The Altar of Incense and The Veil

H Rhodes, Leeds

Part 7 of 8 of the series Outline Studies of the Tabernacle

Category: Study

7. THE ALTAR OF INCENSE AND THE VEIL

The Altar of Incense.

This was made of wood and overlaid with pure gold, with crowns of gold forming a border, Exod. 30. 1-10. Four horns were made, one at each corner, and two rings were constructed by which it was carried. It was 1 3/4 ft. square and 3 1/2 ft. high, and it stood in the holy place very near to the inner veil.

Points to Note.

  1. On this altar, incense, not sacrifice, was offered, thereby presenting to us a type, not of Christ on the cross, but in glory ever living to make intercession for us, Heb. 7. 25.
  2. Instructions for the contraction of this altar were not given until after the details of the consecration of the high priest, Exod. 28-29, implying its connection with the priestly office of man’s approach to God. This is also emphasised by the position in which it stood, and also by the fact that on the day of atonement the incense was carried into the holiest of all, Lev. 16. 11-13. It was this cloud of incense covering the mercy seat upon the testimony that secured Aaron’s preservation in the presence of God, “that he die not”, v. 13.
  3. The Lord Jesus is the anti-type of this incense altar, since it is by Him that we offer the sacrifice of praise to God continually, Heb. 13. 15. It is in His name that we make our requests, John 14. 13, 14; 15. 16; 16. 23-27. Because He is accepted of God, so are we. “Having therefore, brethren, boldness to enter into the holiest by the blood of Jesus . . . let us draw near”, Heb. 10. 19-22.

The Incense.

  1. Its composition and its use were all ordered by God, Exod. 30. 34-38. Its ingredients were to be tempered together, pure and holy unto the Lord. Here we see something of the beautiful and balanced perfection of the Lord Jesus. As no ingredient outweighed the other and all is unmeasured, so in Christ every beauteous grace finds a perfectly balanced expression which emits a constant fragrance to God. “This is my beloved Son, in whom I have found my delight”, Matt. 3. 17 j.n.d. No mortal man of Adam’s race could have yielded such fragrance to God - hence the stipulation that none should make this composition for himself.
  2. Some of it was to be beaten small and placed before the testimony, Exod. 30. 36; this suggests that God put a high value on the small things of life. The finer the perfume, the more exquisite would be the odour. The more the Lord was pressed by Satan and by men, both in life and in death, the more the odour issued forth: “I do always those things that please him”, John 8. 29. That it was kept before the Lord would indicate God’s appreciation and valuation.
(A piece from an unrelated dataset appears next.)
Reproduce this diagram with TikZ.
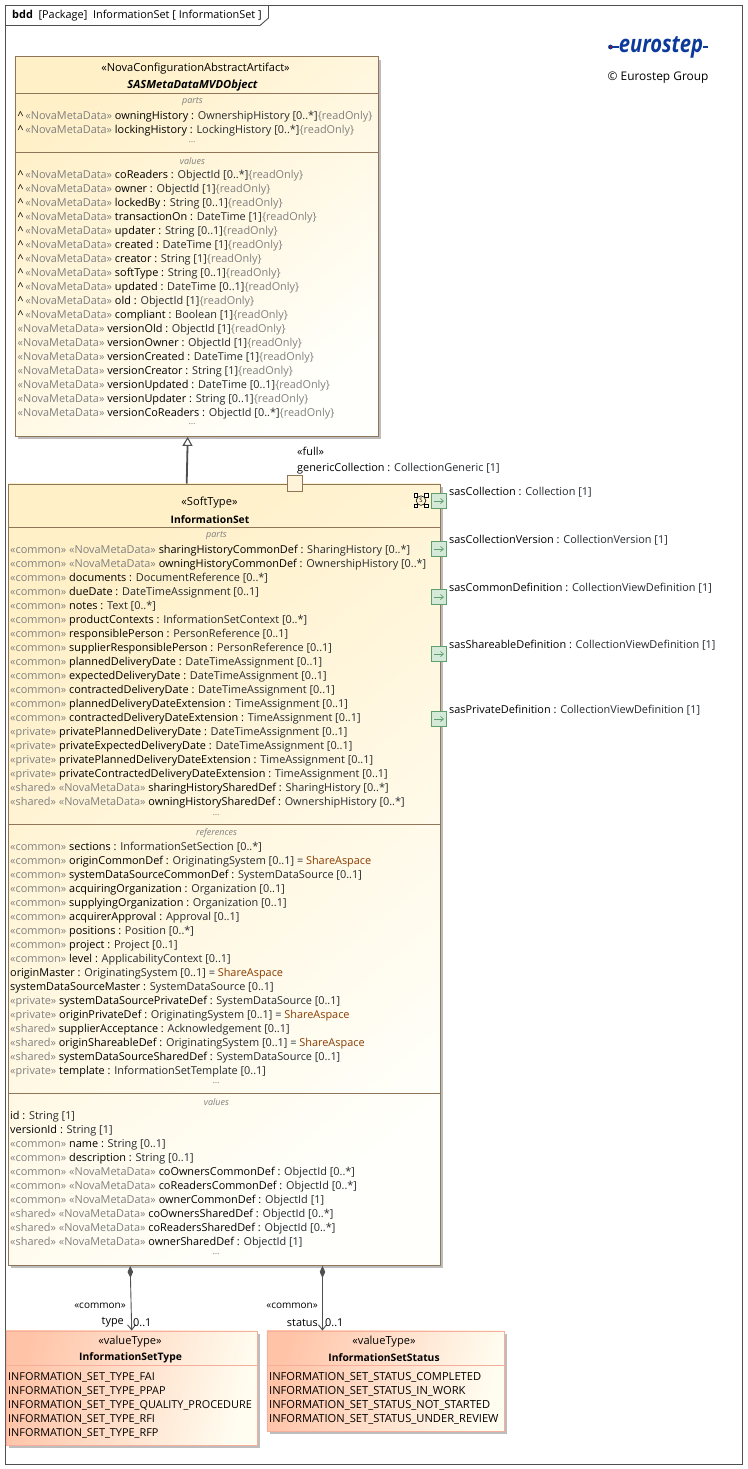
\documentclass[tikz,border=0pt]{standalone}
\usepackage{fontspec}
\setmainfont{Open Sans}
\usetikzlibrary{arrows.meta, shadows}
\definecolor{FrameDark}  {HTML}{4F4F4F}
\definecolor{ClassEdge}  {HTML}{8F7658}
\definecolor{ClassTop}   {HTML}{FFF0C8}
\definecolor{ClassLow}   {HTML}{FFFFFB}
\definecolor{EnumEdge}   {HTML}{F8AE9C}
\definecolor{EnumTop}    {HTML}{FFC4A8}
\definecolor{EnumLow}    {HTML}{FFFDF0}
\definecolor{ShadowGrey} {HTML}{BDBDBD}
\definecolor{StereoGrey} {HTML}{808080}
\definecolor{TypeDark}   {HTML}{262A30}
\definecolor{ValueBrown} {HTML}{8A3C00}
\definecolor{PortEdge}   {HTML}{5E9F6E}
\definecolor{PortFill}   {HTML}{D5E9D8}
\definecolor{LogoBlue}   {HTML}{0B3A9A}
\newcommand{\rowfont}{\fontsize{10.9}{14}\selectfont}
\newcommand{\stereo}[1]{\textcolor{StereoGrey}{«#1»} }
\newcommand{\meta}{\stereo{NovaMetaData}}
\newcommand{\inh}{\textasciicircum\,\meta}
\newcommand{\ro}{\textcolor{StereoGrey}{\{readOnly\}}}
\newcommand{\attr}[2]{#1 : \textcolor{TypeDark}{#2}}
\newcommand{\shared}{\textcolor{ValueBrown}{ShareAspace}}
\tikzset{
  classbox/.style={draw=ClassEdge, line width=.9pt, rectangle, anchor=north west, inner sep=0pt,
    left color=ClassTop, right color=ClassLow, shading angle=40,
    drop shadow={shadow xshift=3pt, shadow yshift=-3pt, opacity=1, fill=ShadowGrey}},
  enumbox/.style={draw=EnumEdge, line width=.9pt, rectangle, anchor=north west, inner sep=0pt,
    left color=EnumTop, right color=EnumLow, shading angle=75,
    drop shadow={shadow xshift=3pt, shadow yshift=-3pt, opacity=1, fill=ShadowGrey}},
  rows/.style={anchor=north west, inner sep=0pt, yshift=-2pt, align=left, font=\rowfont,
    execute at begin node={\rule{0pt}{12pt}}},
  title/.style={inner sep=0pt, yshift=-2pt, font=\fontsize{11.1}{14}\selectfont},
  boldtitle/.style={inner sep=0pt, yshift=-2pt, font=\fontsize{10.3}{14}\selectfont\bfseries},
  compname/.style={inner sep=0pt, font=\fontsize{9}{10}\selectfont\itshape, text=StereoGrey},
  portbox/.style={draw=PortEdge, line width=.9pt, fill=PortFill, rectangle, inner sep=0pt,
    minimum width=15.5pt, minimum height=15pt},
  portlabel/.style={anchor=west, inner sep=0pt, yshift=-1pt, font=\rowfont},
  assoclabel/.style={inner sep=0pt, yshift=-1.5pt, font=\rowfont},
  iconcorner/.style={draw=black, line width=.6pt, fill=white, rectangle, inner sep=0pt, minimum size=3.4pt},
  compose/.style={draw=FrameDark, line width=.9pt,
    {Diamond[length=12pt, width=5.5pt]}-{Straight Barb[length=5pt, width=8pt]}},
  divider/.style={draw=ClassEdge, line width=.9pt}
}
\begin{document}
\begin{tikzpicture}[x=1pt, y=-1pt]
\useasboundingbox (0,0) rectangle (747,1469);
\fill[white] (0,0) rectangle (747,1469);

% frame and tab
\draw[FrameDark, line width=1pt] (5.5,5.5) rectangle (742.5,1464);
\draw[FrameDark, line width=.9pt] (5.5,25.5) -- (260,25.5) -- (268.5,18) -- (268.5,5.5);
\node[anchor=west, inner sep=0pt, font=\rowfont] (frameTitle) at (12,16)
  {\textbf{bdd} \ [Package] \ InformationSet [ InformationSet ]};

% logo
\node[inner sep=0pt, text=LogoBlue, font=\fontsize{24}{24}\selectfont\bfseries\itshape,
      xscale=.84, transform shape] (logoText) at (661,47) {eurostep};
\draw[LogoBlue, line width=1.6pt] (612,47) -- (logoText.west |- 0,47);
\draw[LogoBlue, line width=1.6pt] (logoText.east |- 0,47) -- (708,47);
\fill[LogoBlue] (610.5,47) circle (2.4pt);
\fill[red!80!black] (610.5,47) circle (1.1pt);
\node[anchor=west, inner sep=0pt, yshift=-1.5pt, font=\fontsize{11.9}{14}\selectfont] (logoCaption) at (607.5,76)
  {© Eurostep Group};

% super class
\node[classbox, minimum width=363.5pt, minimum height=379.5pt] (metaBox) at (14.5,56.5) {};
\draw[divider] (metaBox.west |- 0,93.5) -- (metaBox.east |- 0,93.5);
\draw[divider] (metaBox.west |- 0,152.5) -- (metaBox.east |- 0,152.5);
\node[title] (metaStereo) at (195.5,67) {«NovaConfigurationAbstractArtifact»};
\node[title, font=\fontsize{11.2}{14}\selectfont\bfseries\itshape] (metaName) at (192.5,84) {SASMetaDataMVDObject};
\node[compname] (metaParts) at (192.5,102) {parts};
\node[rows] (metaPartRows) at (17.5,109) {%
  \inh \attr{owningHistory}{OwnershipHistory [0..*]}\ro\\
  \inh \attr{lockingHistory}{LockingHistory [0..*]}\ro};
\node[compname] (metaPartDots) at (192.5,142) {...};
\node[compname] (metaValues) at (192.5,161) {values};
\node[rows] (metaValueRows) at (17.5,168) {%
  \inh \attr{coReaders}{ObjectId [0..*]}\ro\\
  \inh \attr{owner}{ObjectId [1]}\ro\\
  \inh \attr{lockedBy}{String [0..1]}\ro\\
  \inh \attr{transactionOn}{DateTime [1]}\ro\\
  \inh \attr{updater}{String [0..1]}\ro\\
  \inh \attr{created}{DateTime [1]}\ro\\
  \inh \attr{creator}{String [1]}\ro\\
  \inh \attr{softType}{String [0..1]}\ro\\
  \inh \attr{updated}{DateTime [0..1]}\ro\\
  \inh \attr{old}{ObjectId [1]}\ro\\
  \inh \attr{compliant}{Boolean [1]}\ro\\
  \meta\attr{versionOld}{ObjectId [1]}\ro\\
  \meta\attr{versionOwner}{ObjectId [1]}\ro\\
  \meta\attr{versionCreated}{DateTime [1]}\ro\\
  \meta\attr{versionCreator}{String [1]}\ro\\
  \meta\attr{versionUpdated}{DateTime [0..1]}\ro\\
  \meta\attr{versionUpdater}{String [0..1]}\ro\\
  \meta\attr{versionCoReaders}{ObjectId [0..*]}\ro};
\node[compname] (metaValueDots) at (192.5,424) {...};

% main block
\node[classbox, minimum width=432.5pt, minimum height=781.5pt] (infoSet) at (7.5,483.5) {};
\draw[divider] (infoSet.west |- 0,527.5) -- (infoSet.east |- 0,527.5);
\draw[divider] (infoSet.west |- 0,824.5) -- (infoSet.east |- 0,824.5);
\draw[divider] (infoSet.west |- 0,1093.5) -- (infoSet.east |- 0,1093.5);
\node[title] (infoStereo) at (209.5,501) {«SoftType»};
\node[boldtitle] (infoName) at (210,518) {InformationSet};
\node[compname] (infoParts) at (216.5,536) {parts};
\node[rows] (infoPartRows) at (10,543) {%
  \stereo{common}\meta\attr{sharingHistoryCommonDef}{SharingHistory [0..*]}\\
  \stereo{common}\meta\attr{owningHistoryCommonDef}{OwnershipHistory [0..*]}\\
  \stereo{common}\attr{documents}{DocumentReference [0..*]}\\
  \stereo{common}\attr{dueDate}{DateTimeAssignment [0..1]}\\
  \stereo{common}\attr{notes}{Text [0..*]}\\
  \stereo{common}\attr{productContexts}{InformationSetContext [0..*]}\\
  \stereo{common}\attr{responsiblePerson}{PersonReference [0..1]}\\
  \stereo{common}\attr{supplierResponsiblePerson}{PersonReference [0..1]}\\
  \stereo{common}\attr{plannedDeliveryDate}{DateTimeAssignment [0..1]}\\
  \stereo{common}\attr{expectedDeliveryDate}{DateTimeAssignment [0..1]}\\
  \stereo{common}\attr{contractedDeliveryDate}{DateTimeAssignment [0..1]}\\
  \stereo{common}\attr{plannedDeliveryDateExtension}{TimeAssignment [0..1]}\\
  \stereo{common}\attr{contractedDeliveryDateExtension}{TimeAssignment [0..1]}\\
  \stereo{private}\attr{privatePlannedDeliveryDate}{DateTimeAssignment [0..1]}\\
  \stereo{private}\attr{privateExpectedDeliveryDate}{DateTimeAssignment [0..1]}\\
  \stereo{private}\attr{privatePlannedDeliveryDateExtension}{TimeAssignment [0..1]}\\
  \stereo{private}\attr{privateContractedDeliveryDateExtension}{TimeAssignment [0..1]}\\
  \stereo{shared}\meta\attr{sharingHistorySharedDef}{SharingHistory [0..*]}\\
  \stereo{shared}\meta\attr{owningHistorySharedDef}{OwnershipHistory [0..*]}};
\node[compname] (infoPartDots) at (216.5,815) {...};
\node[compname] (infoRefs) at (216.5,833) {references};
\node[rows] (infoRefRows) at (10,840) {%
  \stereo{common}\attr{sections}{InformationSetSection [0..*]}\\
  \stereo{common}\attr{originCommonDef}{OriginatingSystem [0..1] = \shared}\\
  \stereo{common}\attr{systemDataSourceCommonDef}{SystemDataSource [0..1]}\\
  \stereo{common}\attr{acquiringOrganization}{Organization [0..1]}\\
  \stereo{common}\attr{supplyingOrganization}{Organization [0..1]}\\
  \stereo{common}\attr{acquirerApproval}{Approval [0..1]}\\
  \stereo{common}\attr{positions}{Position [0..*]}\\
  \stereo{common}\attr{project}{Project [0..1]}\\
  \stereo{common}\attr{level}{ApplicabilityContext [0..1]}\\
  \attr{originMaster}{OriginatingSystem [0..1] = \shared}\\
  \attr{systemDataSourceMaster}{SystemDataSource [0..1]}\\
  \stereo{private}\attr{systemDataSourcePrivateDef}{SystemDataSource [0..1]}\\
  \stereo{private}\attr{originPrivateDef}{OriginatingSystem [0..1] = \shared}\\
  \stereo{shared}\attr{supplierAcceptance}{Acknowledgement [0..1]}\\
  \stereo{shared}\attr{originShareableDef}{OriginatingSystem [0..1] = \shared}\\
  \stereo{shared}\attr{systemDataSourceSharedDef}{SystemDataSource [0..1]}\\
  \stereo{private}\attr{template}{InformationSetTemplate [0..1]}};
\node[compname] (infoRefDots) at (216.5,1083) {...};
\node[compname] (infoValues) at (216.5,1102) {values};
\node[rows] (infoValueRows) at (10,1109) {%
  \attr{id}{String [1]}\\
  \attr{versionId}{String [1]}\\
  \stereo{common}\attr{name}{String [0..1]}\\
  \stereo{common}\attr{description}{String [0..1]}\\
  \stereo{common}\meta\attr{coOwnersCommonDef}{ObjectId [0..*]}\\
  \stereo{common}\meta\attr{coReadersCommonDef}{ObjectId [0..*]}\\
  \stereo{common}\meta\attr{ownerCommonDef}{ObjectId [1]}\\
  \stereo{shared}\meta\attr{coOwnersSharedDef}{ObjectId [0..*]}\\
  \stereo{shared}\meta\attr{coReadersSharedDef}{ObjectId [0..*]}\\
  \stereo{shared}\meta\attr{ownerSharedDef}{ObjectId [1]}};
\node[compname] (infoValueDots) at (216.5,1254) {...};

% generalization
\draw[FrameDark, line width=1.8pt, -{Triangle[open, length=9pt, width=10pt, line width=1.1pt]}]
  ([xshift=-37.5pt]infoSet.north) -- ([xshift=-9pt]metaBox.south);

% full port
\node[draw=ClassEdge, line width=.9pt, fill=ClassTop!70, rectangle, minimum width=15.5pt, minimum height=15.5pt,
      inner sep=0pt] (fullPort) at (295,483.5) {};
\node[assoclabel, anchor=west] (fullStereo) at (297,450) {«full»};
\node[assoclabel, anchor=west] (fullLabel) at (297,467) {\attr{genericCollection}{CollectionGeneric [1]}};

% structure icon
\node[draw, circle, line width=.6pt, minimum size=9.5pt, inner sep=0pt, font=\fontsize{6}{6}\selectfont] (iconCore) at (421,500.6) {S};
\foreach \ix/\iy in {-5.3/-5.3, 5.3/-5.3, -5.3/5.3, 5.3/5.3}
  \node[iconcorner] (iconBit\ix\iy) at ([xshift=\ix pt, yshift=\iy pt]iconCore.center) {};

% ports
\foreach \pname/\yy/\lbl in {
  portColl/501/\attr{sasCollection}{Collection [1]},
  portVers/549/\attr{sasCollectionVersion}{CollectionVersion [1]},
  portComm/597/\attr{sasCommonDefinition}{CollectionViewDefinition [1]},
  portShar/654/\attr{sasShareableDefinition}{CollectionViewDefinition [1]},
  portPriv/719/\attr{sasPrivateDefinition}{CollectionViewDefinition [1]}} {
  \node[portbox] (\pname) at (439,\yy) {};
  \draw[PortEdge, line width=.7pt, -{Straight Barb[length=3pt, width=5pt]}]
    ([xshift=-5pt]\pname.center) -- ([xshift=5pt]\pname.center);
  \node[portlabel] (\pname Label) at (449,\yy-10) {\lbl};
}

% value types
\node[enumbox, minimum width=251.5pt, minimum height=114pt] (typeEnum) at (5.5,1330.5) {};
\draw[draw=EnumEdge, line width=.9pt] (typeEnum.west |- 0,1365.5) -- (typeEnum.east |- 0,1365.5);
\node[title] (typeStereo) at (130,1340) {«valueType»};
\node[boldtitle] (typeName) at (130.5,1356) {InformationSetType};
\node[rows] (typeRows) at (8,1370) {%
  INFORMATION\_SET\_TYPE\_FAI\\
  INFORMATION\_SET\_TYPE\_PPAP\\
  INFORMATION\_SET\_TYPE\_QUALITY\_PROCEDURE\\
  INFORMATION\_SET\_TYPE\_RFI\\
  INFORMATION\_SET\_TYPE\_RFP};

\node[enumbox, minimum width=237pt, minimum height=100pt] (statusEnum) at (266.5,1330.5) {};
\draw[draw=EnumEdge, line width=.9pt] (statusEnum.west |- 0,1365.5) -- (statusEnum.east |- 0,1365.5);
\node[title] (statusStereo) at (384,1340) {«valueType»};
\node[boldtitle] (statusName) at (384,1356) {InformationSetStatus};
\node[rows, font=\fontsize{11.15}{14}\selectfont] (statusRows) at (269,1370) {%
  INFORMATION\_SET\_STATUS\_COMPLETED\\
  INFORMATION\_SET\_STATUS\_IN\_WORK\\
  INFORMATION\_SET\_STATUS\_NOT\_STARTED\\
  INFORMATION\_SET\_STATUS\_UNDER\_REVIEW};

% compositions
\draw[compose] ([xshift=-94pt]infoSet.south) -- (typeEnum.north);
\draw[compose] ([xshift=98.3pt]infoSet.south) -- ([xshift=-63pt]statusEnum.north);
\node[assoclabel, anchor=east, font=\fontsize{10}{14}\selectfont] (typeCommon) at (126,1304) {«common»};
\node[assoclabel, anchor=east] (typeRole) at (124,1321) {type};
\node[assoclabel, anchor=west] (typeMult) at (133,1321) {0..1};
\node[assoclabel, anchor=east, font=\fontsize{10}{14}\selectfont] (statusCommon) at (318,1304) {«common»};
\node[assoclabel, anchor=east] (statusRole) at (318,1321) {status};
\node[assoclabel, anchor=west] (statusMult) at (325,1321) {0..1};
\end{tikzpicture}
\end{document}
When angels and men have gazed on and wondered at the glorious perfection of the Lord Jesus, there will still be that which God alone can measure.
  3. The incense also speaks of prayer, Ps. 141. 2; Rev. 8. 3, 4. The Christian serves at the golden altar when engaged in prayer and worship.
To all our prayers and praises
Christ adds His sweet perfume;
And love the censer raises
Its odours to consume.
  • Thus it was at a similar altar that Zacharias stood in Luke 1. 9-11 when he received a revelation. As we engage in similar holy exercise, let us never forget that we are heard by God because of Christ, who takes all to the Father in His own merit. He who searches the heart knows the mind of the Spirit and makes intercession according to the will of God, Rom. 8. 27.

The Veil.

Before considering the ark within the holy of holies, we shall look at the veil that divided between the holy place and the holy of holies. Hebrews 10. 20 leaves us in no doubt as to what it signifies, namely His flesh.

Points to Note.

  1. No one passed through this veil except the high priest on one day each year, and that only because he was a type of the Lord Jesus. This would teach us that until Christ died on the cross and put away our sin by the sacrifice of Himself, there could be no access to God.
  2. Notice how Matthew in his Gospel describes the closing moments of the Saviour’s agony on the cross: “Jesus, when he had cried again with a loud voice, yielded up the ghost. And, behold, the veil of the temple was rent in twain from the top to the bottom”, 27. 50, 51. His death is the rending of the veil. That it was rent from the top (out of man’s reach) would indicate divine action. It is God who has completely and for ever, in Christ’s death, removed every obstacle standing in man’s way of approach to God, so that all who will may come.
  3. The form of the cherubim inwrought on this veil would tell us that justice forbade the approach of sinful man, but in Christ’s death justice has been satisfied. God is fully revealed; man need stay at a distance no longer. We are made nigh by the blood of Christ, Eph. 2. 13.